Wednesday, June 22, 2011

Smokers

As if you couldn't tell by now, I have one or two pet peeves.  I don't let them get to me, I simply write about them in a blog that nobody reads....Okay, not "nobody"- cool people read it, that's all that really matters. 

Today, as I was driving to do some field work as an Environmental Specialist, I observed a haggard bitch in an SUV next to me take a puff of her Virginia Slim and drop the butt out the window.  Now, if you live in this area, you know that Pinellas County is surrounded by water.  Everything dumped into the streets goes directly into the Gulf of Mexico.  Every single stormwater runoff drain along the street has a placard on it clearly stating, "Only rain down the drain".  I know this because I was a volunteer that worked hard on my weekends to affix those signs to the drains.  Anyways, this did not make me happy.  I didn't work my ass off in the sun, for a volunteer agency that no longer exists, to have some bitch throw her butt on MY sign.  Being the professional I am, though, I just grumbled about it under my breath and decided to blog about it tonight. 

I look at it this way: You throwing that cigarette butt from your window is tantamount to me taking a bag of garbage and dumping it in your front yard.  Does that piss you off?  Well then, quit throwing your fucking cigarette butts on the ground, you pig!  The world is not your ashtray.  Nor does the world owe you any favors.  Cigarette filters are made of plastic fibers that can take up to ten years to decompose.  I know that doesn't mean anything to you, since you obviously don't care about yourself, or anyone around you, but have some accountability for your actions, you smelly dirtbag. 

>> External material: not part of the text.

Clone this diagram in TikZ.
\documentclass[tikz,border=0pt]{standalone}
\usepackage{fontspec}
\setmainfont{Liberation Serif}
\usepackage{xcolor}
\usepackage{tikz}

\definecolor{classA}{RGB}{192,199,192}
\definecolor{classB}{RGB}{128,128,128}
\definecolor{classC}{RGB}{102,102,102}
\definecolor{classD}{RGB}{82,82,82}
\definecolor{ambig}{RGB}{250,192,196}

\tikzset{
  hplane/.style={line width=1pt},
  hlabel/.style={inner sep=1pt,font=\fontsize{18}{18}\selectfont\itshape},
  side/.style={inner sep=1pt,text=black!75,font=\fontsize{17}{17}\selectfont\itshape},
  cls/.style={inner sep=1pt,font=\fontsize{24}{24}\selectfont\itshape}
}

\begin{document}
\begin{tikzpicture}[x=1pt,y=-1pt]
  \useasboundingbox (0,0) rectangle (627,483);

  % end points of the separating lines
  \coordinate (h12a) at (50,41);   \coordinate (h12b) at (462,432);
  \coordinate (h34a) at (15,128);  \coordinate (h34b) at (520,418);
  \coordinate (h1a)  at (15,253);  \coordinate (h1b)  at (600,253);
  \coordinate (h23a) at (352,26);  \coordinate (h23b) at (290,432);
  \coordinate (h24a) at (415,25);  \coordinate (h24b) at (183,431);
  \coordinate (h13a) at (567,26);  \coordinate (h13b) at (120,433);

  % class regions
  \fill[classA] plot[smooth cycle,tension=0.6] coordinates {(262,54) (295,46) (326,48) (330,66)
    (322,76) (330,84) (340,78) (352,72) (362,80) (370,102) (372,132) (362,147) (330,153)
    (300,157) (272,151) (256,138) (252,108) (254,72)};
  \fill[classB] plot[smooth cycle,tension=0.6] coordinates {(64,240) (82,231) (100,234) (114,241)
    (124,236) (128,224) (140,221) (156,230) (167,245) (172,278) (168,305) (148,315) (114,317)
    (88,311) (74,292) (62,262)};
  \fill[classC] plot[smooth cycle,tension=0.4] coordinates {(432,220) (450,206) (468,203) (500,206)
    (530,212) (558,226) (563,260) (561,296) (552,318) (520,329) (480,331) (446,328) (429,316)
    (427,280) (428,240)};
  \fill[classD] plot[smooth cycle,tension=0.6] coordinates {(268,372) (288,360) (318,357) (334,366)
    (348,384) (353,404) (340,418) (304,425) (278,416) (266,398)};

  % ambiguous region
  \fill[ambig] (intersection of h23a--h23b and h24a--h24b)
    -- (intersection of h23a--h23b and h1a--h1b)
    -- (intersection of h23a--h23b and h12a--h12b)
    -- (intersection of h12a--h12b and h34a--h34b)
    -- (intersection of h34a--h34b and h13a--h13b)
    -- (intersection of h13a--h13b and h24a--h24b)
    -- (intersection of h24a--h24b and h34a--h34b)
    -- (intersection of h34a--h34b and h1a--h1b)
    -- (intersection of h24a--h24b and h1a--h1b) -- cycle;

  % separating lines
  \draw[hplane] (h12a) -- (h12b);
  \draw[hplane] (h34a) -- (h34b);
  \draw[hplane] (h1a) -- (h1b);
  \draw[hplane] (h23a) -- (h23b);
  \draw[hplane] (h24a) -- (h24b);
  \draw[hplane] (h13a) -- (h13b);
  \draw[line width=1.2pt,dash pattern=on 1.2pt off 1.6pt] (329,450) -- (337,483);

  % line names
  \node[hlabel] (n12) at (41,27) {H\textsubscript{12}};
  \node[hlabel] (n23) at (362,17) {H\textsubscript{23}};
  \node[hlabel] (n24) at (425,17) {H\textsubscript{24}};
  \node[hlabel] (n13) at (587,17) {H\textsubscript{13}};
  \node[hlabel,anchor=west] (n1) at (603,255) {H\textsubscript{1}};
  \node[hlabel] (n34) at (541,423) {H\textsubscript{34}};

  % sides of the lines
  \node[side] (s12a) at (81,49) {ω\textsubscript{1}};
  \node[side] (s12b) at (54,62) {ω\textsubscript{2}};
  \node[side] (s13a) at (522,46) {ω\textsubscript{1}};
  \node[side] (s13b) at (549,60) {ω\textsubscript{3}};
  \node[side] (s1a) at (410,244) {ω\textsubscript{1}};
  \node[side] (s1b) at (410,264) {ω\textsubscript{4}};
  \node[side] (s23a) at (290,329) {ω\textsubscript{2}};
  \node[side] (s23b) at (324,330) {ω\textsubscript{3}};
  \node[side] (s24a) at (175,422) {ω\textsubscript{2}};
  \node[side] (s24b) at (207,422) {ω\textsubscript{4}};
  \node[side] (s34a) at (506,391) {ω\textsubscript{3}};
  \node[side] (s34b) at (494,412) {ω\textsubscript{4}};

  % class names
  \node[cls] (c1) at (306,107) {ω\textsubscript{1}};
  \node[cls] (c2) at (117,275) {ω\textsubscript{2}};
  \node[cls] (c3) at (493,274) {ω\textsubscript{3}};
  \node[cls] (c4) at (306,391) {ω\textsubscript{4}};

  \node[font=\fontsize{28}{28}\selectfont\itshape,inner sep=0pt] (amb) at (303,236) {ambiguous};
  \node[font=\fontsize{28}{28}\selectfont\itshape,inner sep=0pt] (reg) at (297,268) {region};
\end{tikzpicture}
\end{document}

And since I'm on the subject of you not caring about anything else around you...Let's talk about the smokers who take twenty five smoke breaks a day at the office.  You don't see me going outside every fifteen minutes for a fresh-air break, so what gives you that sense of entitlement?  Maybe if you'd concentrate on your work as hard as you concentrate on performing fellatio on that cancer stick, you would be caught up on your work instead of whining about it over a cigarette. 
Why do you smokers find it necessary to congregate at the entry/exit of every public building?  We voted to put you outside because we couldn't stand the smell of that shit.  What makes you think we enjoy walking through a haze of it whenever we enter or exit a building.  How would you smokers like it if, every time someone had to fart, they ran to the entrance of the building to do it?  Sucks, right?  Well, get used to it, because the next time I walk by a group of hacking, wrinkly old broads, I'm gonna let it rip. 

It's also great that you care so much about your children.....Oh, that's right, you don't.  I love seeing pregnant women smoking.  You're not selfish at all, and you totally deserve to be a mother.  After all, you are setting great examples of self control and concern for your (and other people's) well being already.  You're also proving your intelligence.  Babies LOVE the smell of second-hand smoke.  So go ahead, pop out another low-birth-weight baby.  Why not drink some Jack Daniel's and snort a few lines, while you're at it?  The foster care system loves babies with Fetal Alcohol Syndrome. 

If you're a smoker, you really piss me off.  Bad.  I mean, seriously?  Are you that dumb to not utilize the free resources out there to help you quit?  I have seen the homeless panhandling cash on the side of the road, yet they always have a pack of cigarettes with them.  Here's a thought....quit smoking and use that cash you're saving to buy a bar of soap and a razor and go to the day labor place.  They do hire more than just "undocumented citizens", you know.

Who are you fooling by rolling your car windows down an inch so the smoke blows out the window?Good thinking.  Nobody will EVER know you smoke in your car.

I had best not hear another smoker bitch about being broke. I'm getting tired of my bills going up because it has to cover your nasty ass.  I saw a guy in a bar I was inspecting.  He had a hole in his trachea, yet he was still smoking.  Good thing medicare paid a gazillion dollars for that trach tube so you could blow cool smoke rings out of it.

Smokers, you smell putrid.  All the time.  Just because your sense of smell stopped working after you had the tumors removed from your sinuses, doesn't mean you don't stink.  So when you light up your next cig, just remember, you are awesome.

Storm

Okay, okay.  I know my post content is continually riddled with facetiousness.  It will be once again.  I just had to take a moment to remember a special friend. 

Storm Fox had a heart of gold and a smile that could light up a room.  His loving nature made him hard to dislike.  Storm never met a person that wasn't his friend.  He always offered a reassuring word when times got tough, and gave the best bear hugs known to mankind.  His loyalty to his friends is evidenced by the longevity of his relationships with them, and his family was always priority. 

Storm's wittiness and sense of humor, even in the darkest moments, put everything into perspective.  Nothing got by Storm, and a laugh from the soul was always guaranteed when he was present. 

Storm never judged, and always made everyone feel as though they'd known him for lifetimes before.  My life is better because I was lucky enough to have known him.

Storm passed away on Saturday, June 18th.  Just as he was an angel here on earth, he is now an angel smiling upon us.  Until we meet again, my friend, you will be missed.